Your colleague didn’t pass up the Bayesian interpretation, either. He can’t really be blamed. The official frequentist meaning is too perplexing to keep in mind, its consequences intolerable, that relief is sought.
To repeat the official definition. Observe data, posit a parameterized probability model to “explain” that data, and construct a confidence interval (for one of these parameters). Now repeat the “experiment” such that the repetition is exactly the same as the first run, except that it is “randomly” different. Reconstruct the confidence interval. Repeat the “experiment” a third time, giving a third confidence interval. Repeat again. Then again. Then again forever.
When you reach forever, 95% of your collection of confidence intervals will overlap the “true” value of the parameter.
But what, you ask, about the confidence interval you have in hand? What does it mean? Well, it means just what I said, and nothing more. The only thing you can say about the confidence interval before you—regardless of its width—is that either the true value of the parameter lies within it or it doesn’t.
Suppose your interval is [a, b]. Either the true value of the parameters is in the interval or it isn’t. Introduce hypothesis testing: form a “null” which says the true value of the parameter is some number c. The frequentist then checks whether c is outside [a, b]. If so, he “rejects” the null.

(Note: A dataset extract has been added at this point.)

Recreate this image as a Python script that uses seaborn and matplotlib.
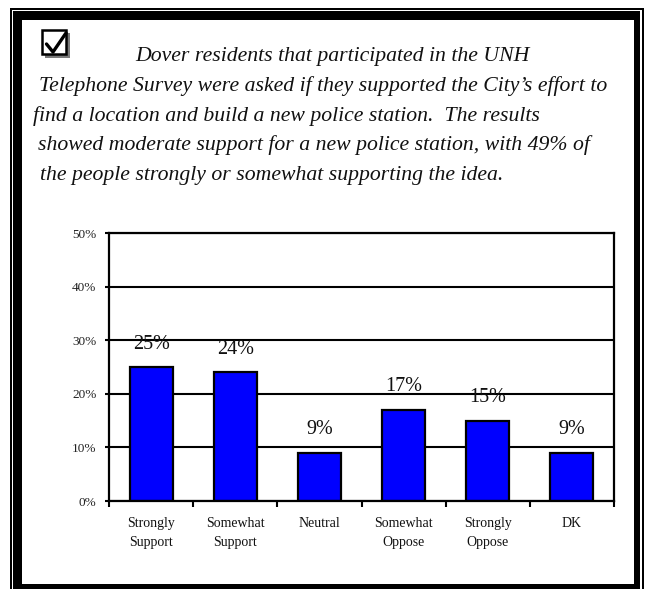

Rejects is a word more apt than you think. For, as Neyman the man who invented confidence intervals tells us, rejecting a “null” is a pure act of will, just as is assigning the “null” a value of c. When the “null” is rejected, because all we know is that the true value of the parameter is in [a,b] or it isn’t, which is a tautology and true for any interval, there is no basis besides “I want”.
Your colleague says he would reject “nulls” where c is anywhere not in a to b. Well, he might. But he does so—on the official frequentist theory—with no basis. We are not entitled to say that the true value of the parameter has any probability to be c nor any probability to be in the interval [a, b]. We are not entitled to say that any finite collection of confidence intervals will be “well behaved” either. Only once we have an infinite collection are we allowed to speak—but only because we have observed everything that can ever be observed.
It is a Bayesian interpretation to say that the parameter “probably” or “likely” lies in [a, b]. It is a Bayesian interpretation that the parameter “could very well be” c. If you decide to reject the “null”, or to “fail to reject” it, with any kind of sureness or conviction or hope (the word “confidence” is lost to us here) then you have used a Bayesian interpretation.
Of course, this Bayesian interpretation is not a formal one, where the priors have been set up in the official fashion and so forth, but assigning any kind of probability, quantified or in the form of a “feeling”, to a parameter just is to be Bayesian.
If this is confusing, well, so it is. But that’s frequentism for you. A bizarre idea that you only know a probability at the end of all time.